> [WHAT THIS TASK INVOLVES]: In the listing below, locate the lines that hold the string "using". Copy those lines.

## Start

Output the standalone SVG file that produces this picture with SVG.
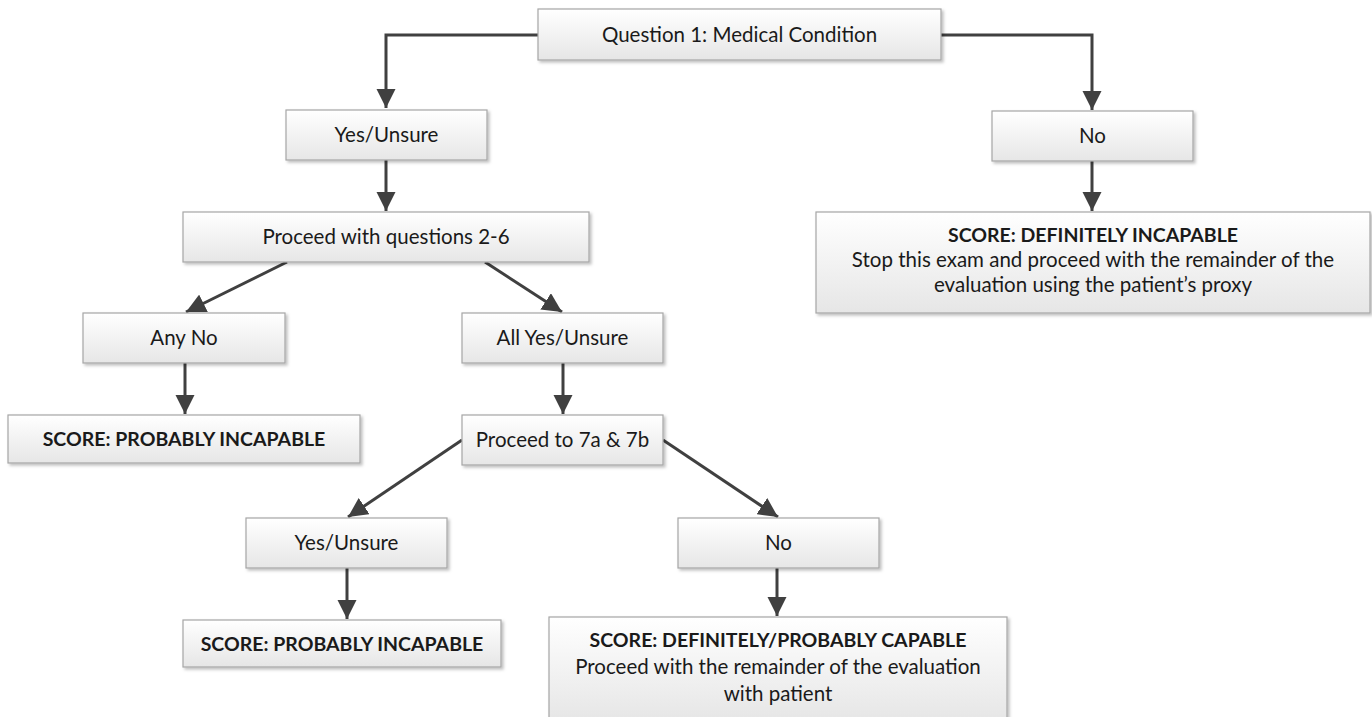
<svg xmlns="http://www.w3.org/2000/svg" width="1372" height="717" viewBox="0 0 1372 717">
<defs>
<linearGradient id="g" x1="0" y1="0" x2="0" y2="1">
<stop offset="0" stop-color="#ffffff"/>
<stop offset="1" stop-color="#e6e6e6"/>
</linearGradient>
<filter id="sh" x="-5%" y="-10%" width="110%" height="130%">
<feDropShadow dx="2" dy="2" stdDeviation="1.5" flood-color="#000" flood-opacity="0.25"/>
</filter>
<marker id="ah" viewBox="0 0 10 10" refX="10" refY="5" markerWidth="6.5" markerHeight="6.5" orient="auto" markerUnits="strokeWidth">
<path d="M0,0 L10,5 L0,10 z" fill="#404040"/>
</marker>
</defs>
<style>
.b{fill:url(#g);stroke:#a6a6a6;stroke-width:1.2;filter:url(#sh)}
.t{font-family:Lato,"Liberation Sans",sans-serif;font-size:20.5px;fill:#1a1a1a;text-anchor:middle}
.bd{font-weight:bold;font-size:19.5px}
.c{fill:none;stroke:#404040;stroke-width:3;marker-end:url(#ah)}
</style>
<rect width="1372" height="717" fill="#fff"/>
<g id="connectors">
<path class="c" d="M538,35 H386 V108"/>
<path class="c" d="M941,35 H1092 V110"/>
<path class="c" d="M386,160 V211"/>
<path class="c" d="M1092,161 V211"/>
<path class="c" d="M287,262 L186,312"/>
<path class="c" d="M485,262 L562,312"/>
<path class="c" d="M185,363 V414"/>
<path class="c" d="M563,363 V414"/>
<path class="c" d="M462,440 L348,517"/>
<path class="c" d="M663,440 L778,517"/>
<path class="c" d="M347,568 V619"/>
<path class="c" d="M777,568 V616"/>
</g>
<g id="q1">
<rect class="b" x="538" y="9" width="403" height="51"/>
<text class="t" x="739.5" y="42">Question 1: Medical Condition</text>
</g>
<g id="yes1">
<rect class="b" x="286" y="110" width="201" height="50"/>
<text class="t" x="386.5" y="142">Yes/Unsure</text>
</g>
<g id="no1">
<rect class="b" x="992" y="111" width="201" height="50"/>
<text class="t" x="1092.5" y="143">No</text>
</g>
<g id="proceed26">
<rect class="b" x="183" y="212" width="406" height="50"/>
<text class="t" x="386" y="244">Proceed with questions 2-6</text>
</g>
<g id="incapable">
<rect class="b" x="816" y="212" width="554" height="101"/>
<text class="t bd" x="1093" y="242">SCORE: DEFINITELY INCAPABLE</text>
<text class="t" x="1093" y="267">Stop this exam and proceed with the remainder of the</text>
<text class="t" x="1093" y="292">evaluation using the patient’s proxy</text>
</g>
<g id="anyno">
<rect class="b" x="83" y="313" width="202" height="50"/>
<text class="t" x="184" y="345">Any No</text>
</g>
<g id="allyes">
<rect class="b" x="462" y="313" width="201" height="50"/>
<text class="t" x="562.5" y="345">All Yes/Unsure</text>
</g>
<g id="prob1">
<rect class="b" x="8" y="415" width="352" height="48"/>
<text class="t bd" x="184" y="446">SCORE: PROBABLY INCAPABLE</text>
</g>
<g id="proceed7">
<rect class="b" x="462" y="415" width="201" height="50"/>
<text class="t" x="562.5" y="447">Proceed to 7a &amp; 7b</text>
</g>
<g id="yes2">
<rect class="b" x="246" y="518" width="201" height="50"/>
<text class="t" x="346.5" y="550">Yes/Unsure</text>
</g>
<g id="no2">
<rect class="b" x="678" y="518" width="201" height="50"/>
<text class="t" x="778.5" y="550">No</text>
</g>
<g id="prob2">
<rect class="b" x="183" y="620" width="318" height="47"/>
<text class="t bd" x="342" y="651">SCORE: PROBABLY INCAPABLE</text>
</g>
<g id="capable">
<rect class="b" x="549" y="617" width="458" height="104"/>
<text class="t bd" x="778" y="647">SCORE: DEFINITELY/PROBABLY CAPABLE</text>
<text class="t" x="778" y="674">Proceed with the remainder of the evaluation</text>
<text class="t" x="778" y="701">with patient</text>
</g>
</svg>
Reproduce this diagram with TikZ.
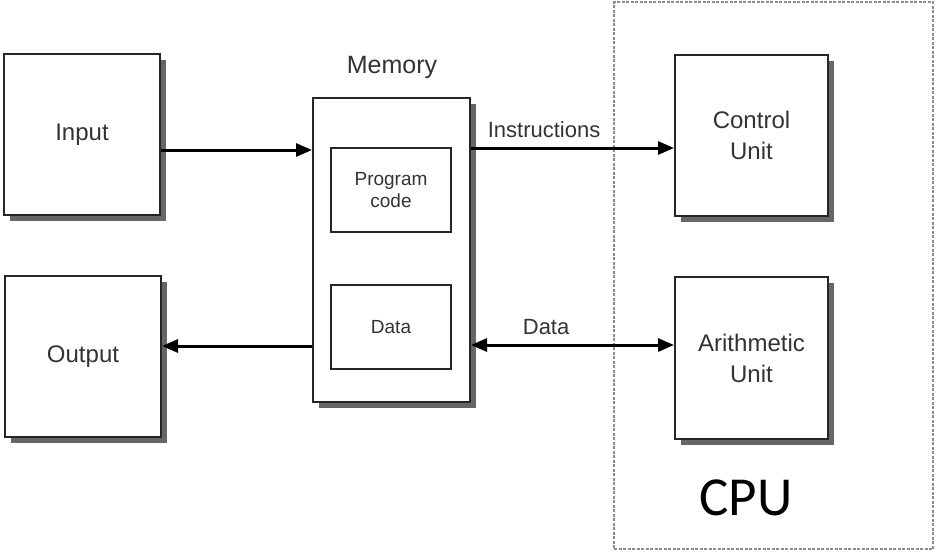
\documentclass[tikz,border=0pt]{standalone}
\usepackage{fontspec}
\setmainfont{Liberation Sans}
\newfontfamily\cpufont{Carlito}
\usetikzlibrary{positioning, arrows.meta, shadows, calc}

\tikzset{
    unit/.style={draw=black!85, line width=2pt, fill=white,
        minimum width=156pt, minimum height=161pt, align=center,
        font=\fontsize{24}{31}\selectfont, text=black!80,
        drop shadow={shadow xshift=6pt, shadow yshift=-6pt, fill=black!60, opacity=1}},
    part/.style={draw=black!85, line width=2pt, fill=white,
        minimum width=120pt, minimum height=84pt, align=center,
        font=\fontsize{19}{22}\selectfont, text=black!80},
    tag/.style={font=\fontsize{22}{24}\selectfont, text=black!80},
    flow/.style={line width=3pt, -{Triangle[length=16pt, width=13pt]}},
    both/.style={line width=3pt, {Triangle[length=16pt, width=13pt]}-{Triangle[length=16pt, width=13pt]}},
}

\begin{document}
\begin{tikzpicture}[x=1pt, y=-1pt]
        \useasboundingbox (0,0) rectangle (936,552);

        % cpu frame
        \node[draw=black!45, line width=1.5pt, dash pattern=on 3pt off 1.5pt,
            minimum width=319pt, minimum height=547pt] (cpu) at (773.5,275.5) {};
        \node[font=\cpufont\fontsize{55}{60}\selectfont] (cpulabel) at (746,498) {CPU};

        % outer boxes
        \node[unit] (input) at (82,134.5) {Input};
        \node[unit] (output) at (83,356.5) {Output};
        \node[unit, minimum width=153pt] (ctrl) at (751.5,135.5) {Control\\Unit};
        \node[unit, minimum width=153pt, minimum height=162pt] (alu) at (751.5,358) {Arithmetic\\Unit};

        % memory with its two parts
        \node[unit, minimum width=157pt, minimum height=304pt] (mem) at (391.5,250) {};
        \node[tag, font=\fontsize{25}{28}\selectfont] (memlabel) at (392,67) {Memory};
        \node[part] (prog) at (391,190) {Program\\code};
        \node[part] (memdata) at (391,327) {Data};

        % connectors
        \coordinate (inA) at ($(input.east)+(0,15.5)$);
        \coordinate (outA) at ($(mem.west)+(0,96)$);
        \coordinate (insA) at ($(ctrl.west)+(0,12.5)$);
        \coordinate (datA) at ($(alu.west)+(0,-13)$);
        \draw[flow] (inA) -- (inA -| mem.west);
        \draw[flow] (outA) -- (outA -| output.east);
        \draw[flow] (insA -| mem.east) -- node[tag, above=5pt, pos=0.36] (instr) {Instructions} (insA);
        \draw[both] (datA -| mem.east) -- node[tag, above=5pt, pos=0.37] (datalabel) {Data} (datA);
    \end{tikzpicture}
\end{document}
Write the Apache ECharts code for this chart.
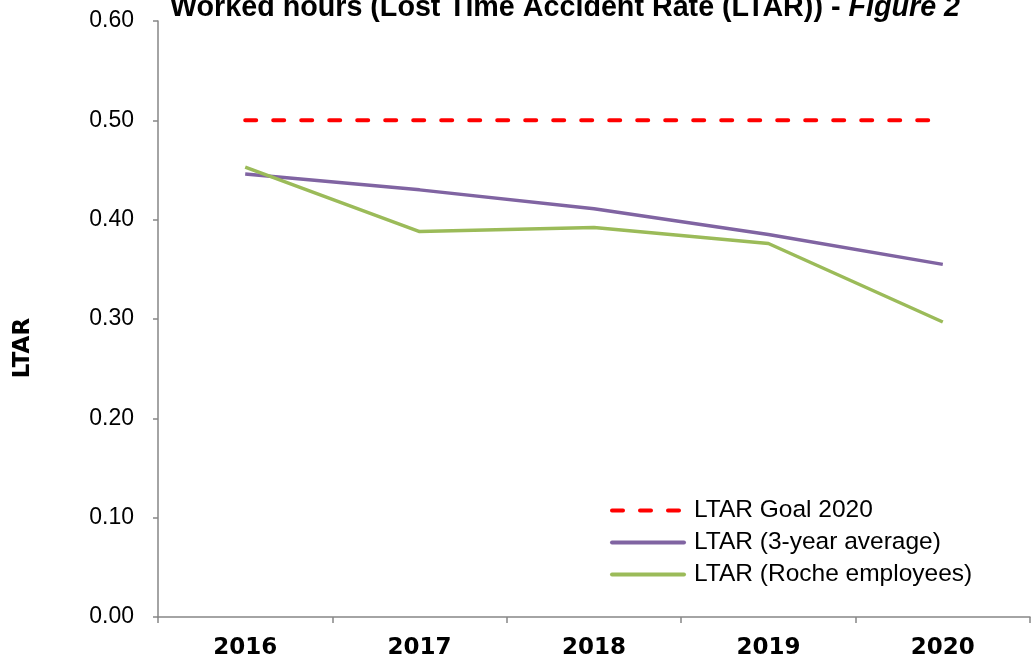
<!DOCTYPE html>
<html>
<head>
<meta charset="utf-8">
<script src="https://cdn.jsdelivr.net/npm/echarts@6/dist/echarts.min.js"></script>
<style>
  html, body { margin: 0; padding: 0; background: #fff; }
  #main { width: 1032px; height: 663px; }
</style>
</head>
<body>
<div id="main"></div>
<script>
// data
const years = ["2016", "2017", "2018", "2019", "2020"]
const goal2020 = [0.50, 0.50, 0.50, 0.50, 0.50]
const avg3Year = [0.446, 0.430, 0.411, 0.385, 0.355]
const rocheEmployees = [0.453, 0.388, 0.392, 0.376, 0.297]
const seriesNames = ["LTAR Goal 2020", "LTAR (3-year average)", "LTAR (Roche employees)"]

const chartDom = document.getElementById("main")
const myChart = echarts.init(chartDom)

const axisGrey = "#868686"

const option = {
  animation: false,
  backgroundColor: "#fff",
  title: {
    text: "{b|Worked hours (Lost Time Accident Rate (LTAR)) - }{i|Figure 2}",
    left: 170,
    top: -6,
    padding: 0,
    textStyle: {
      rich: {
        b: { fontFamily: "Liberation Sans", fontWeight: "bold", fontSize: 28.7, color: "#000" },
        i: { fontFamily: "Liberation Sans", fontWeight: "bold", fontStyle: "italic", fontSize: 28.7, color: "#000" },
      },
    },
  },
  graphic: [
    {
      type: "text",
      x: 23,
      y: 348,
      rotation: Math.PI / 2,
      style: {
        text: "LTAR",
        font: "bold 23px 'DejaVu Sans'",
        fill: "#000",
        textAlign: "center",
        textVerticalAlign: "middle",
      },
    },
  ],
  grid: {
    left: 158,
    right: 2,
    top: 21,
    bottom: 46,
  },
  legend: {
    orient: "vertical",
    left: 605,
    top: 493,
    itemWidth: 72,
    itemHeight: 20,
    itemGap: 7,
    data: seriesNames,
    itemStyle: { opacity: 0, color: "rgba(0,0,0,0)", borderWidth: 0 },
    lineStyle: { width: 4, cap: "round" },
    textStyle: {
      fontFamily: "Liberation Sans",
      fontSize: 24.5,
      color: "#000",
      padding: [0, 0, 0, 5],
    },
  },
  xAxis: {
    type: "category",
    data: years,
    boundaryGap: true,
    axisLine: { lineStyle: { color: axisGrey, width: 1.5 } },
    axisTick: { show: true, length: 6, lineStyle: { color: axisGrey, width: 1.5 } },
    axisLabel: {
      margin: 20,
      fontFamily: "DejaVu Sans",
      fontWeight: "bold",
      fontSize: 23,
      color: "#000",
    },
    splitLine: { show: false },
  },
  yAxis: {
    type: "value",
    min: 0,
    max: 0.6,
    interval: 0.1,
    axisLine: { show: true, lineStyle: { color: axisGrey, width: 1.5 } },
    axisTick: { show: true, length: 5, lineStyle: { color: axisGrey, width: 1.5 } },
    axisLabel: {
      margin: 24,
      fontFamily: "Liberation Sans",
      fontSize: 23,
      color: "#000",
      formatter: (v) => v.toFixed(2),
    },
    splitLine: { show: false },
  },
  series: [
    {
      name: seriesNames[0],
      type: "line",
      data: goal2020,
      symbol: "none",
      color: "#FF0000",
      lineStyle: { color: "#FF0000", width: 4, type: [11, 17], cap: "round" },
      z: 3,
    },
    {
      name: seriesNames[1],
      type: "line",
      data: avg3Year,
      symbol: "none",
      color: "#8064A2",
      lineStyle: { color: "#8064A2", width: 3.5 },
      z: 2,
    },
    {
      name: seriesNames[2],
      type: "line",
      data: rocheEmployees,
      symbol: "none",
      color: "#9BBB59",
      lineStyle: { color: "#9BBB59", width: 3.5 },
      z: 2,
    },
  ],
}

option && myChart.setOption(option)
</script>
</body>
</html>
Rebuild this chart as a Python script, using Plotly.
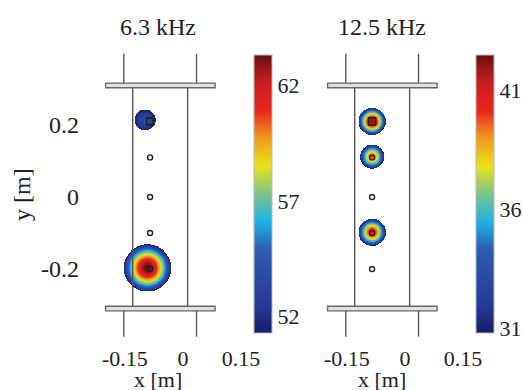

## End

> [EXERCISE ANSWER]:
<text class="t" x="1093" y="292">evaluation using the patient’s proxy</text>
Rebuild this chart as a Python script, using Plotly.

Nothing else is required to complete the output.